§ Directive:
In the entries below, repeat only the lines between those holding "Emit a web page" and "const arrowTo = [66.2, 0.0043];", inclusive. Leave pictures out.

§ Provided information:
::::::::
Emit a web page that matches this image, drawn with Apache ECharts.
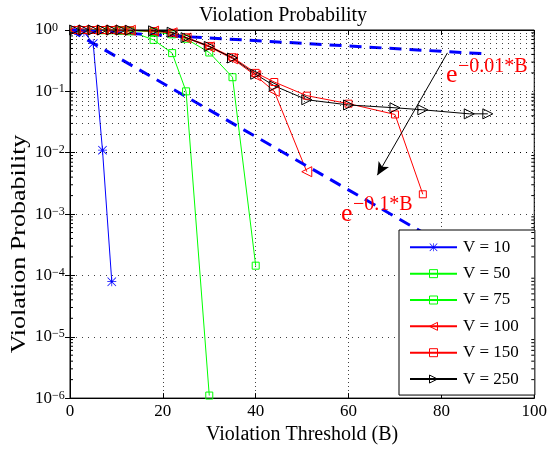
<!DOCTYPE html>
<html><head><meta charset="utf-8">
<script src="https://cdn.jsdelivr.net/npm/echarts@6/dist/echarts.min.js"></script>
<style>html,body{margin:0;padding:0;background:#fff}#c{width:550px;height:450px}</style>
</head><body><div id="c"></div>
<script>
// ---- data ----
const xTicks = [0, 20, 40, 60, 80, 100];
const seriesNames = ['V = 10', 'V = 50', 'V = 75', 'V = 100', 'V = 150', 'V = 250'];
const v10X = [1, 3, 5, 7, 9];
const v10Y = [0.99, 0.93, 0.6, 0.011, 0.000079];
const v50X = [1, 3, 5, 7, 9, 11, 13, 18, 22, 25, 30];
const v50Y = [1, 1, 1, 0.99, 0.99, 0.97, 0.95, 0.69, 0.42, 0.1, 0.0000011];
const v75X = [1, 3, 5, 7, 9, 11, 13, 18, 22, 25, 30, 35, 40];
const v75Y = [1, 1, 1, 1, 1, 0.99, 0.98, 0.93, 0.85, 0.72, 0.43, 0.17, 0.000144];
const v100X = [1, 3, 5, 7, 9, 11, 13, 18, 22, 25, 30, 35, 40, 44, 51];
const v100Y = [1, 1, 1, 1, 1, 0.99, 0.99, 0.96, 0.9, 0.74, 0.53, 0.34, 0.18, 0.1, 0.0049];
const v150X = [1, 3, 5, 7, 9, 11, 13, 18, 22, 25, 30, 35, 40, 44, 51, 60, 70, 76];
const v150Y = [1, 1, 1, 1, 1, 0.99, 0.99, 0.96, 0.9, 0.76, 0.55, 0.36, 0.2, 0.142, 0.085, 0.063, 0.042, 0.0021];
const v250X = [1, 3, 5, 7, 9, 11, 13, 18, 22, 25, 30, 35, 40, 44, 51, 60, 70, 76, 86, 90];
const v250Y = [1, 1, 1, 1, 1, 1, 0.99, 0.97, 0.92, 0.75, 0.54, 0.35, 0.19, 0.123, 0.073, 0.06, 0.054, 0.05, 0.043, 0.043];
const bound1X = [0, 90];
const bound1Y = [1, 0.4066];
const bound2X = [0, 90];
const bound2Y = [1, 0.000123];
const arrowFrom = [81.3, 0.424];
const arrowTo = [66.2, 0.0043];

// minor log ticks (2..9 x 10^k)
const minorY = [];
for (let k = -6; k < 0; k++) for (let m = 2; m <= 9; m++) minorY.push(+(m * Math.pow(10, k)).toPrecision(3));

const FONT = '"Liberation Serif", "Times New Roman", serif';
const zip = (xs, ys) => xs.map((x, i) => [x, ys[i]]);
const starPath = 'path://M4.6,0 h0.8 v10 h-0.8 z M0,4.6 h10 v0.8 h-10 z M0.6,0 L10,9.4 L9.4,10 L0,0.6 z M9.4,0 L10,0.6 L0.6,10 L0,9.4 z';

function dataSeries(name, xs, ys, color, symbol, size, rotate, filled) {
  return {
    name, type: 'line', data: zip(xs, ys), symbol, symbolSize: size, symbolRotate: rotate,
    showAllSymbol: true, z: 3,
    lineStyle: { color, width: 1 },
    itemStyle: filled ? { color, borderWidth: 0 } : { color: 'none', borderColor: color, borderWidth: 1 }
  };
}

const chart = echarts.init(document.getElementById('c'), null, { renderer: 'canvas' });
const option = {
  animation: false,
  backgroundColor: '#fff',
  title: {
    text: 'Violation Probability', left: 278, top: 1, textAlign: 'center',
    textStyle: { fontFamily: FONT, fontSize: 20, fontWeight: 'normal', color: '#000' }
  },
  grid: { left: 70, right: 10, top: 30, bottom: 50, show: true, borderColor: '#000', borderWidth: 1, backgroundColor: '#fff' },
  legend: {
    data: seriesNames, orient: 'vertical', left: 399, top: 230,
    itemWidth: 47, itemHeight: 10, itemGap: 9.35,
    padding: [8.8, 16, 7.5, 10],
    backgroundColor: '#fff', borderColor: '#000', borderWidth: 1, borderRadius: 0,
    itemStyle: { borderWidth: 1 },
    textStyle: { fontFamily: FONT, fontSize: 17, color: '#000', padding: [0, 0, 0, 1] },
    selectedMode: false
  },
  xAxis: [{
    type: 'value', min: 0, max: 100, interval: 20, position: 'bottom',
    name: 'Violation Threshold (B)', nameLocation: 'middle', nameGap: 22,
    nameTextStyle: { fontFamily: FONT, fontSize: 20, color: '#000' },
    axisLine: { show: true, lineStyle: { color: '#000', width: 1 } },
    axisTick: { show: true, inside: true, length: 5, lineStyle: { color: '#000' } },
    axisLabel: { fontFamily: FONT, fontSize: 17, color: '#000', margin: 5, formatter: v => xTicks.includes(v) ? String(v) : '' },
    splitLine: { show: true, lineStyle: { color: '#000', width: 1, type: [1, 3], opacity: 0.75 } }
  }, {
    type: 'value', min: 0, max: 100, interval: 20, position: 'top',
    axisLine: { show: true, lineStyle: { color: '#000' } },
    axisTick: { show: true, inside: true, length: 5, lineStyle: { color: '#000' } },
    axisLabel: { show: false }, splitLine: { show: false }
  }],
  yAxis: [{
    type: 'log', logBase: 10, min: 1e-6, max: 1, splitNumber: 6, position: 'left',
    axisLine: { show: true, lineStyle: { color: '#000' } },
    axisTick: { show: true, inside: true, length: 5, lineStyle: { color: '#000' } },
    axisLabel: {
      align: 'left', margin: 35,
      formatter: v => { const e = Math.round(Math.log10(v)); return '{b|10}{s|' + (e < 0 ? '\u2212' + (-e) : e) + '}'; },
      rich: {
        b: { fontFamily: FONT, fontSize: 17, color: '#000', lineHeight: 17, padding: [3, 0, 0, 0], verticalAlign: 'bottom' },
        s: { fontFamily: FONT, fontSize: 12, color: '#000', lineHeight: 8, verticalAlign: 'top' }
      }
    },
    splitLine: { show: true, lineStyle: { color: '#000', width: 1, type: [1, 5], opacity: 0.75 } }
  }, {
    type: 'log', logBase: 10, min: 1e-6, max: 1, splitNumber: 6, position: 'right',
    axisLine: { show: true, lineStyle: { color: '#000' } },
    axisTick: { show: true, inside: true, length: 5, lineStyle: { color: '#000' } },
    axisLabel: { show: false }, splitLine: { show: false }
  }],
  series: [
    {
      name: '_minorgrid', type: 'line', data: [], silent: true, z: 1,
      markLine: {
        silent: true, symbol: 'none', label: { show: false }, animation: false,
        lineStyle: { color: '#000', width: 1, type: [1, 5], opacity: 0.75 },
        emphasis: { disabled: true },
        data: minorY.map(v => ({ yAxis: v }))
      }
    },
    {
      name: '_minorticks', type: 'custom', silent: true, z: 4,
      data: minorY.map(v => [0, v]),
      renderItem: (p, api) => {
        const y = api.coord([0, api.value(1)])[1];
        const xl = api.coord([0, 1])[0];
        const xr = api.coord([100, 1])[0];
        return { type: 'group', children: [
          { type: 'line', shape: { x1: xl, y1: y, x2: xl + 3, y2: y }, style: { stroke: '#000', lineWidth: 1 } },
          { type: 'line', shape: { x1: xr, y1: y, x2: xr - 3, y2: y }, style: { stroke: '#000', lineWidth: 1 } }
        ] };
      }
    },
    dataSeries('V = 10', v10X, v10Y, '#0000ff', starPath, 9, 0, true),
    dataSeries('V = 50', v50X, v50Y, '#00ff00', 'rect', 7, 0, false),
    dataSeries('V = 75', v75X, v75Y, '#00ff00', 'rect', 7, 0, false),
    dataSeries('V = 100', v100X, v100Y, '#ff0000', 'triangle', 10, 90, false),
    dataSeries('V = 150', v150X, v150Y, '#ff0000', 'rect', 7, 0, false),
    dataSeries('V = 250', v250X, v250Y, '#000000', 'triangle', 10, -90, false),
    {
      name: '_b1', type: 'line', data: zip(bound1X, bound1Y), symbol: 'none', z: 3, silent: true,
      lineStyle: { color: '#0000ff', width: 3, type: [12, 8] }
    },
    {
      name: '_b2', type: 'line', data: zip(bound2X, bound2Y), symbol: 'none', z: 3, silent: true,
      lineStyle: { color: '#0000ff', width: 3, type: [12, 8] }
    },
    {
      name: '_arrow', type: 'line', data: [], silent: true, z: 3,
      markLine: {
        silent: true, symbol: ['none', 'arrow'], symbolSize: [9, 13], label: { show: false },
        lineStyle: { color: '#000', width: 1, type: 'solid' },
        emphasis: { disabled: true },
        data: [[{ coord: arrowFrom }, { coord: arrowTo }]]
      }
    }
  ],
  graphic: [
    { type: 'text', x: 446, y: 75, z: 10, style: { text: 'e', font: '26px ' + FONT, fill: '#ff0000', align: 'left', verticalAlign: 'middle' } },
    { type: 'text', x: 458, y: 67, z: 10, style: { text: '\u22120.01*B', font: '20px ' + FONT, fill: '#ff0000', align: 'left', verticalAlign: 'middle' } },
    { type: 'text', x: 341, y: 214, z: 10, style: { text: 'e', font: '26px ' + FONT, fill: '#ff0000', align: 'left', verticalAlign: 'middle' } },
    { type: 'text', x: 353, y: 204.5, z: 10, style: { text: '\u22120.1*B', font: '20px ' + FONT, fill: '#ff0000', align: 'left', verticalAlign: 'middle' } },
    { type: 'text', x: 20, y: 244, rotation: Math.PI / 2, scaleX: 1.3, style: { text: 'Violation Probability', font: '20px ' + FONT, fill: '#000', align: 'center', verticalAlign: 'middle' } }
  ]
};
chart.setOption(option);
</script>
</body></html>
::::::::
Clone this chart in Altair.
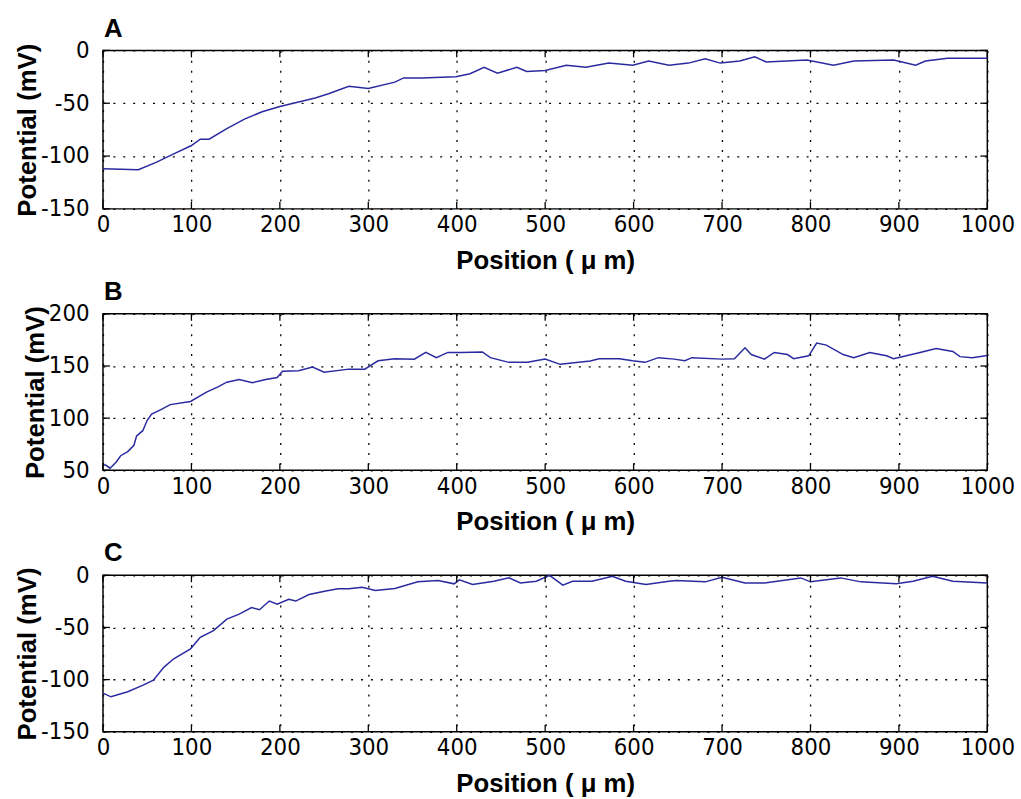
::::::::
§ Task result:
Emit a web page that matches this image, drawn with Apache ECharts.
<!DOCTYPE html>
<html><head><meta charset="utf-8">
<script src="https://cdn.jsdelivr.net/npm/echarts@6/dist/echarts.min.js"></script>
<style>html,body{margin:0;padding:0;background:#fff}#c{width:550px;height:450px}</style>
</head><body><div id="c"></div>
<script>
// ---- data ----
const xTicks = [0, 20, 40, 60, 80, 100];
const seriesNames = ['V = 10', 'V = 50', 'V = 75', 'V = 100', 'V = 150', 'V = 250'];
const v10X = [1, 3, 5, 7, 9];
const v10Y = [0.99, 0.93, 0.6, 0.011, 0.000079];
const v50X = [1, 3, 5, 7, 9, 11, 13, 18, 22, 25, 30];
const v50Y = [1, 1, 1, 0.99, 0.99, 0.97, 0.95, 0.69, 0.42, 0.1, 0.0000011];
const v75X = [1, 3, 5, 7, 9, 11, 13, 18, 22, 25, 30, 35, 40];
const v75Y = [1, 1, 1, 1, 1, 0.99, 0.98, 0.93, 0.85, 0.72, 0.43, 0.17, 0.000144];
const v100X = [1, 3, 5, 7, 9, 11, 13, 18, 22, 25, 30, 35, 40, 44, 51];
const v100Y = [1, 1, 1, 1, 1, 0.99, 0.99, 0.96, 0.9, 0.74, 0.53, 0.34, 0.18, 0.1, 0.0049];
const v150X = [1, 3, 5, 7, 9, 11, 13, 18, 22, 25, 30, 35, 40, 44, 51, 60, 70, 76];
const v150Y = [1, 1, 1, 1, 1, 0.99, 0.99, 0.96, 0.9, 0.76, 0.55, 0.36, 0.2, 0.142, 0.085, 0.063, 0.042, 0.0021];
const v250X = [1, 3, 5, 7, 9, 11, 13, 18, 22, 25, 30, 35, 40, 44, 51, 60, 70, 76, 86, 90];
const v250Y = [1, 1, 1, 1, 1, 1, 0.99, 0.97, 0.92, 0.75, 0.54, 0.35, 0.19, 0.123, 0.073, 0.06, 0.054, 0.05, 0.043, 0.043];
const bound1X = [0, 90];
const bound1Y = [1, 0.4066];
const bound2X = [0, 90];
const bound2Y = [1, 0.000123];
const arrowFrom = [81.3, 0.424];
const arrowTo = [66.2, 0.0043];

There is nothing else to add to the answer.